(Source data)
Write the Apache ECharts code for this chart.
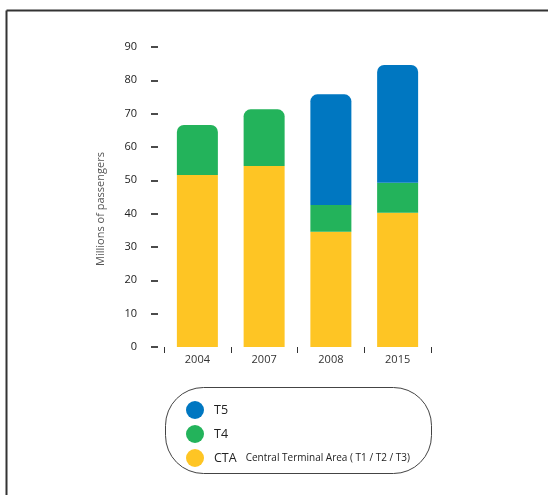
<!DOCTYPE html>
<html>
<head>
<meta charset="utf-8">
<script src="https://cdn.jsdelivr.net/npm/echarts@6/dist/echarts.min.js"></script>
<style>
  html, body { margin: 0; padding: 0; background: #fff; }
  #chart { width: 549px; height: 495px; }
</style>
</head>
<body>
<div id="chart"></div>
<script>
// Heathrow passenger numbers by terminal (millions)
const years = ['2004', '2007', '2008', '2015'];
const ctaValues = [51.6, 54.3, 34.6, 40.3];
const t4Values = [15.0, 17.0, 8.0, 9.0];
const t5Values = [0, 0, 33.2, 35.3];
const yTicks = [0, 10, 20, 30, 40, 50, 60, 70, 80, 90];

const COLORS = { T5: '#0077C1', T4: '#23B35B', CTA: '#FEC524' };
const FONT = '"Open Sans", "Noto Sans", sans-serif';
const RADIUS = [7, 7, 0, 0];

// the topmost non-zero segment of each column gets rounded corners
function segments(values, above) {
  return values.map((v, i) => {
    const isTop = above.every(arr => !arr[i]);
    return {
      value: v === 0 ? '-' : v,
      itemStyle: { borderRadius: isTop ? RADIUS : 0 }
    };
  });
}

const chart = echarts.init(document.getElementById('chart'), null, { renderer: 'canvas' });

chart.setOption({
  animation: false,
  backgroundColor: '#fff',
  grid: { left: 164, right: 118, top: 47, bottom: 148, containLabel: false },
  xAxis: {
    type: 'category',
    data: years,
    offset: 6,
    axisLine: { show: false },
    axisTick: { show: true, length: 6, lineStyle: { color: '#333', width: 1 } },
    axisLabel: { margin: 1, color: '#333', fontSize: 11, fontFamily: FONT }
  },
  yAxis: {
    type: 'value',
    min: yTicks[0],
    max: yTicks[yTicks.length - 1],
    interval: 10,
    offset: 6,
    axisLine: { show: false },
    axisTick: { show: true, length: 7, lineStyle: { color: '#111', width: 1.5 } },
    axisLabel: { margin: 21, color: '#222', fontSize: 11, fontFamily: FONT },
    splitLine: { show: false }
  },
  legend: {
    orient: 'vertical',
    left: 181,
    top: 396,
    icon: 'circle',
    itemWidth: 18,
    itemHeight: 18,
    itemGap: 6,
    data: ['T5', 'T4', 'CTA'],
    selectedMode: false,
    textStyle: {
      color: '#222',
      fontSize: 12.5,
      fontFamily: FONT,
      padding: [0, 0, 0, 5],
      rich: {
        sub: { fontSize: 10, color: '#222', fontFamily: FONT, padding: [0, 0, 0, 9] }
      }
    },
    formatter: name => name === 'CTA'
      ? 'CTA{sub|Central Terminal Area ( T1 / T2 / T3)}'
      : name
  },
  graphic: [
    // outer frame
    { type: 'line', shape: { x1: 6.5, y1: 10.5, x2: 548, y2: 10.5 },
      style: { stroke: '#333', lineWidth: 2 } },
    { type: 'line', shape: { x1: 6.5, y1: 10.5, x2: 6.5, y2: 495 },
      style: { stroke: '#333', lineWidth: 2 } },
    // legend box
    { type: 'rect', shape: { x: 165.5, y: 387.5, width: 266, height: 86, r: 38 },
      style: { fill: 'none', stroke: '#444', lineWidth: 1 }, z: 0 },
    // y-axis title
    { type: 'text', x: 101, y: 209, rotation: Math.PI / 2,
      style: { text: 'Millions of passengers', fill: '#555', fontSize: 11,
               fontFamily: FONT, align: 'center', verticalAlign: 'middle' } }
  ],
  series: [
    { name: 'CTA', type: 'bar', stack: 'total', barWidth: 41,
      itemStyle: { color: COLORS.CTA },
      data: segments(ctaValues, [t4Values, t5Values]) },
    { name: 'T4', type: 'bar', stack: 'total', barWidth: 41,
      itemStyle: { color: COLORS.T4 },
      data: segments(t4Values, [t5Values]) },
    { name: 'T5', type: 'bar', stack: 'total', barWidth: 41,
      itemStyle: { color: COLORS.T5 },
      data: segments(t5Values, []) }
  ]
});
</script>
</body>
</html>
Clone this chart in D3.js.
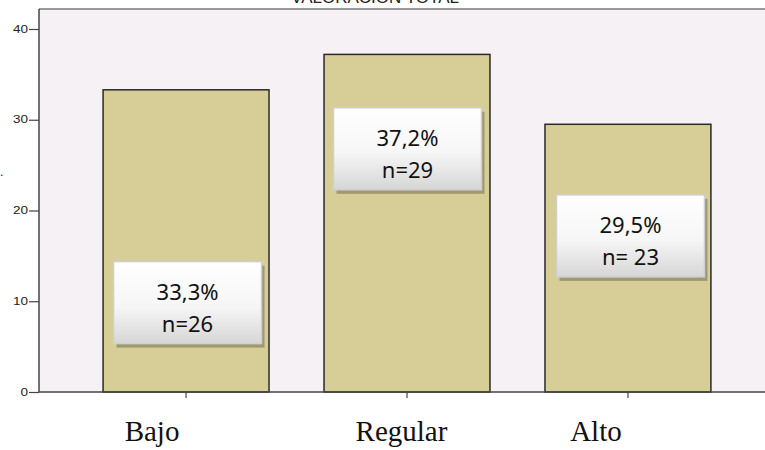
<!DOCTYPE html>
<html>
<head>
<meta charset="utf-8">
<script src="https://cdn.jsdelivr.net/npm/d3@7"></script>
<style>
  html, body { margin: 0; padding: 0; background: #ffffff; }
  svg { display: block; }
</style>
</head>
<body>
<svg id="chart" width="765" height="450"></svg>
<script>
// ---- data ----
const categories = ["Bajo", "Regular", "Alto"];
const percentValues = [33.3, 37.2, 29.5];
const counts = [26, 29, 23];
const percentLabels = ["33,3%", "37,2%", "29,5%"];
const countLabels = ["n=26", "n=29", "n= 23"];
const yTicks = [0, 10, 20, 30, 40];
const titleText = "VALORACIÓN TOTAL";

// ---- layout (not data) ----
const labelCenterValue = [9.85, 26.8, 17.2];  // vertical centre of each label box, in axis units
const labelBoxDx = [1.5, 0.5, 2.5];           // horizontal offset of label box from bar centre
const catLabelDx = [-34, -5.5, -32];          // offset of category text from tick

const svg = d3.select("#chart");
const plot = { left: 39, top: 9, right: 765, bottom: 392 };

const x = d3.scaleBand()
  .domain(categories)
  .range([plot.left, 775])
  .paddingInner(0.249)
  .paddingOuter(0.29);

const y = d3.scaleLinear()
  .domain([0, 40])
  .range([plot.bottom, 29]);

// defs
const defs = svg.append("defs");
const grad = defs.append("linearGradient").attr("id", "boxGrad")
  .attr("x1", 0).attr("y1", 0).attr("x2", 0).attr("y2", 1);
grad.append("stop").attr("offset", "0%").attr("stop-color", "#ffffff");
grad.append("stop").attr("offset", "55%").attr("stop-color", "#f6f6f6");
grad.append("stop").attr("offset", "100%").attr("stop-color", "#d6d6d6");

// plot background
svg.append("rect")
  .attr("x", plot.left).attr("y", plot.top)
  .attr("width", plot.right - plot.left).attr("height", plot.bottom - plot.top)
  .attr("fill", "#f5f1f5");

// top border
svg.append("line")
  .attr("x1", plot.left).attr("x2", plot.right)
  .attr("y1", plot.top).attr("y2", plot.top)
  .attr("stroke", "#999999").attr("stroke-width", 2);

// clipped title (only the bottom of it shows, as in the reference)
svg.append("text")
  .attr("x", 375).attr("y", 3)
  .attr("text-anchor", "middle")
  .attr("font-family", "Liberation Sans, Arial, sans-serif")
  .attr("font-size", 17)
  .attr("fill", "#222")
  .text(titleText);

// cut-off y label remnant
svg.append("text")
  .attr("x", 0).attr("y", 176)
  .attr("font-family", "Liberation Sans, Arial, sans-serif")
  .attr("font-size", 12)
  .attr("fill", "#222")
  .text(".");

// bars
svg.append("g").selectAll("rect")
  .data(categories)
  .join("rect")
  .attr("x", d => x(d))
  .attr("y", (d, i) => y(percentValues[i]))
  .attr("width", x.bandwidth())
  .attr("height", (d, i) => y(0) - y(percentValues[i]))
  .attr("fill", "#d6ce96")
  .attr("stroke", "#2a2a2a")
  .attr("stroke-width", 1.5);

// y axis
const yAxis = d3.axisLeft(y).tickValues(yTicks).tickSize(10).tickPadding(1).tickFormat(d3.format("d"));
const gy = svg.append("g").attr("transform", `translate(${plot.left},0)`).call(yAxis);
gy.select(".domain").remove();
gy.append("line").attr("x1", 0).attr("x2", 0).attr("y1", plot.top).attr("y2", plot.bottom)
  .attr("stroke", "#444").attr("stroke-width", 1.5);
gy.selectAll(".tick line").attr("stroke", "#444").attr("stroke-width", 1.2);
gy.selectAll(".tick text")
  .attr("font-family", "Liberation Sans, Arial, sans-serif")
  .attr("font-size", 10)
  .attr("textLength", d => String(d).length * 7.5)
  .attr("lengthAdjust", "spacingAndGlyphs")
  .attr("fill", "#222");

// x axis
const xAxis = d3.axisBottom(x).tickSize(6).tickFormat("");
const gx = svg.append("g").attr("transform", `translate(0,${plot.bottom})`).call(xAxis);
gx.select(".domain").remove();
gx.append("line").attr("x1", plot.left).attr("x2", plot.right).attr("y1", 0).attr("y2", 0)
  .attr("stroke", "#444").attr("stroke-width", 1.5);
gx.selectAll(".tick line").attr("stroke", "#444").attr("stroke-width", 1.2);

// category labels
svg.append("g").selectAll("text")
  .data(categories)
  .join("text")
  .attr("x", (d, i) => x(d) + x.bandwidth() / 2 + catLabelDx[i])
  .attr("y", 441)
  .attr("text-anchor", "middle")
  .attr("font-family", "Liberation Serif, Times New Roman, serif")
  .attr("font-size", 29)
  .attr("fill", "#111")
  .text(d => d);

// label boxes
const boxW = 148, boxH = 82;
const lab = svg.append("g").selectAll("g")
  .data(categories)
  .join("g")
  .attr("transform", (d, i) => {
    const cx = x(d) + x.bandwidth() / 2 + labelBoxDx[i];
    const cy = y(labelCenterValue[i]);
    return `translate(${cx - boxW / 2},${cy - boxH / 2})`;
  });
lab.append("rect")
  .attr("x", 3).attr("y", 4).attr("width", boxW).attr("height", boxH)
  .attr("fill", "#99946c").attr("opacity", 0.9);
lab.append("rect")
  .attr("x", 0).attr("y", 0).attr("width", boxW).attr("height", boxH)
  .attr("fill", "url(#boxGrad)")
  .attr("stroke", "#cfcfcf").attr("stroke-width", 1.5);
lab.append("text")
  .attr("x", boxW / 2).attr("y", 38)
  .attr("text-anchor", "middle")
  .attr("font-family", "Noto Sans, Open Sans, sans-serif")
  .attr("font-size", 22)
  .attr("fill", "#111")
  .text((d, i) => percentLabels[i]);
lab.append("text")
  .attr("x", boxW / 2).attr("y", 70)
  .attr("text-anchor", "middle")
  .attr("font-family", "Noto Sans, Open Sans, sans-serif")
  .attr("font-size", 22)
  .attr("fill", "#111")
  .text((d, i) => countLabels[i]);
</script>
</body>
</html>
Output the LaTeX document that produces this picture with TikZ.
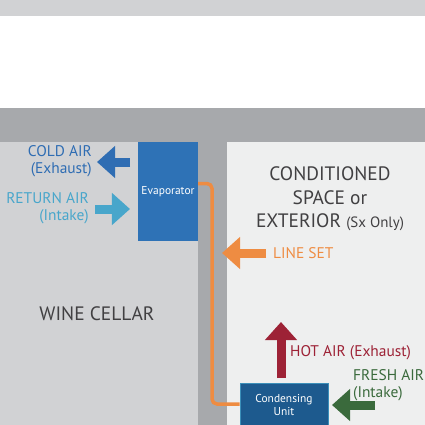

- Problem description -
Read through the data and copy every line where "document" shows up.

- Solved exercise -
const chart = echarts.init(document.getElementById('chart'), null, { renderer: 'canvas' });
Output the LaTeX document that produces this picture with TikZ.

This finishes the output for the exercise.